In 2000, when he finally decided to label himself as a Christian musician, his music dried up, he said. He told his friend Shawn Taylor that he thought God was hesitating to bless his songwriting.
Taylor asked Clark what made him think God wasn’t present in his folk music.
“He was struggling with what I perceived to be a black-and-white issue, like should I be or should I not be (a Christian artist),” Taylor said. “My discussion with him was, ‘Kerry, I don’t think God is that limiting.’
“The discussion we had was that Christians tend to box things into nice, neat boxes, where everything can be acceptable or not acceptable. I believe the quote he likes to quote me on is, I said, ‘Why would you want to limit God like that?’”
That conversation commenced a new dawn of creativity for Clark. He released “911…Songs to Heal a Nation” in 2001, “On the Road to Human Being” in 2010 and now “His Story — My Story.”
You can hear that creativity in this Easter album. But Taylor points out that this is no ordinary account of a story told millions of times. Clark tells the Biblical tale through a few different perspectives. The Palm Sunday song, for example, is shared through the eyes of a child who is too small to see over the crowd. He asks his father to hold him up to see Christ parading through town.

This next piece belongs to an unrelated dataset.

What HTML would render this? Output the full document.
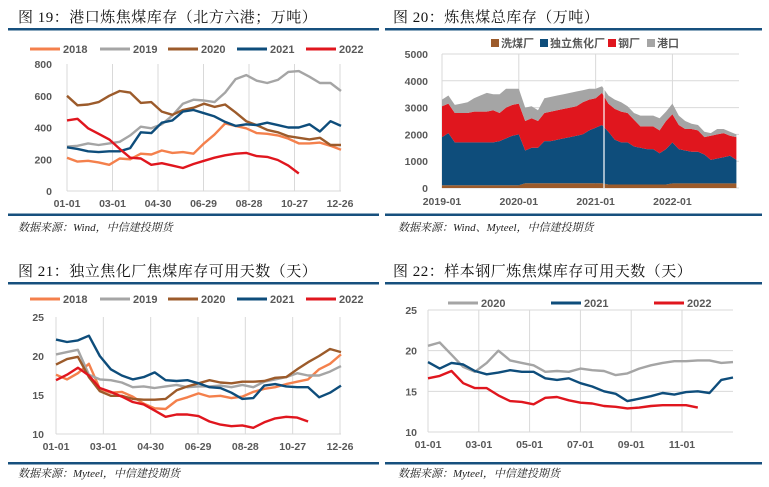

Another nuance of Clark’s collection is that he does not make obvious statements to ensure the listener knows he or she is hearing a Bible story. In “One Kiss,” he shares the passage about Judas betraying Jesus by telling it mostly through Judas’ voice. But he does not use the name Judas or Jesus anywhere in the song, nor talk of the cross or God. Instead, he makes allusions to the story by describing the “forces of good versus evil and the power of love against rage” and continues by singing about “one kiss to say how much I love you; one kiss to say goodbye.”
“The generation that I live in is tired of being told what it looks like; truth is truth no matter how its presented,” Taylor said. “Its not a matter of ‘It’s not true unless you quote Matthew 10 whatever;’ it’s truth because it’s true. I think Kerry has a greater audience because he doesn’t come across preachy.”
And Clark certainly doesn’t want to come across that way, either.
He said it’s not his job to save sinners — that’s God’s job. Clark’s responsibility is to sing songs and show his neighbors kindness and love and tell them where these qualities come from only if they ask, he said.
“Do you go out and talk about ‘You’re not right, you need to repent of your sins and you need to live the way I do?’ I disagree with that,” Clark said. “Jesus went into bars and he talked to sinners, he talked to prostitutes, so who am I to look at somebody and say, ‘You’re not thinking, doing, being what I’m thinking, doing, being so therefore you’re bad and you’re wrong, but if you come over to my camp I’ll love you.’ No, I’m going to love you anyway and if I don’t have the capacity to do that then, Lord, change my heart — work on me because I’m the problem here.”
One of the songs on Clark’s album addresses what it means to “Walk the walk,” or live like Jesus. Clark sings he wants to live how Jesus lived, love how Jesus loved and talk the way he talked. It can be as simple as sharing love, hope and kindness, he said.
The album sprung from the desire to make something more of Easter than an Easter egg hunt. He was later handed a book by Adam Hamilton called “24 Hours that Changed the World.” Although Clark admitted he’s not much of a reader, he said when he picked up that book he could feel God telling him to pay attention.
After much soul searching and talking with Taylor, “His Story — My Story” was created.
“It’s an ugly story; as an artist I’d like to change it and make it prettier like Christmas — we can do that with Christmas and get away with it,” Clark said. “But you can’t with Easter. It’s a pretty severe, ugly story and beautiful all at the same time.”